The point (2a, a) lies inside the region bounded by the parabola `x^(2) = 4y` and its latus rectum. Then,

To solve the problem, we need to determine the conditions under which the point (2a, a) lies inside the region bounded by the parabola \(x^2 = 4y\) and its latus rectum. ### Step-by-Step Solution: 1. **Identify the Parabola and Latus Rectum**: The given parabola is \(x^2 = 4y\). The vertex of this parabola is at the origin (0,0), and it opens upwards. The latus rectum of this parabola is a horizontal line that passes through the focus of the parabola.
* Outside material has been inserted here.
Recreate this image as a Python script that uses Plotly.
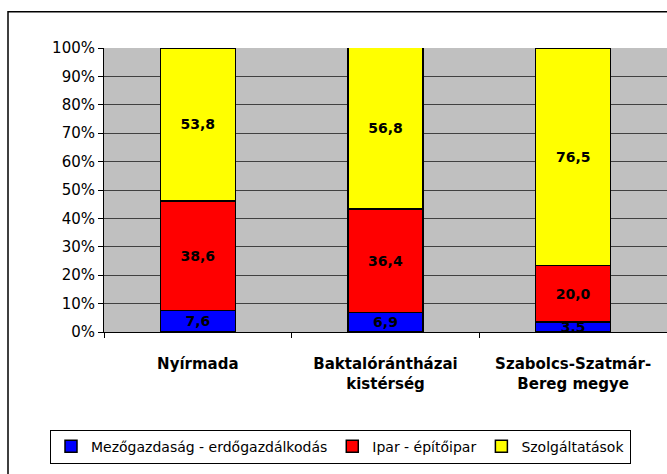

The focus of the parabola \(x^2 = 4y\) is at the point (0, 1). Therefore, the equation of the latus rectum is \(y = 1\). 2. **Condition for the Point to be Inside the Parabola**: For the point (2a, a) to lie inside the parabola, it must satisfy the inequality derived from the parabola's equation: \[ x^2 < 4y \] Substituting \(x = 2a\) and \(y = a\): \[ (2a)^2 < 4a \] Simplifying this gives: \[ 4a^2 < 4a \] Dividing both sides by 4 (assuming \(a \neq 0\)): \[ a^2 < a \] Rearranging this, we get: \[ a^2 - a < 0 \] Factoring out \(a\): \[ a(a - 1) < 0 \] 3. **Finding the Intervals for \(a\)**: The inequality \(a(a - 1) < 0\) holds true when \(a\) is between the roots of the equation \(a = 0\) and \(a = 1\). Therefore: \[ 0 < a < 1 \] 4. **Condition for the Point to be Below the Latus Rectum**: The point (2a, a) must also lie below the latus rectum \(y = 1\). This gives us the condition: \[ a < 1 \] This condition is already satisfied by the previous result. 5. **Combining Conditions**: From the two conditions derived: - \(0 < a < 1\) - \(a < 1\) We conclude that: \[ 0 < a < 1 \] 6. **Final Conclusion**: The point (2a, a) lies inside the region bounded by the parabola \(x^2 = 4y\) and its latus rectum if \(a\) is in the interval \( (0, 1) \).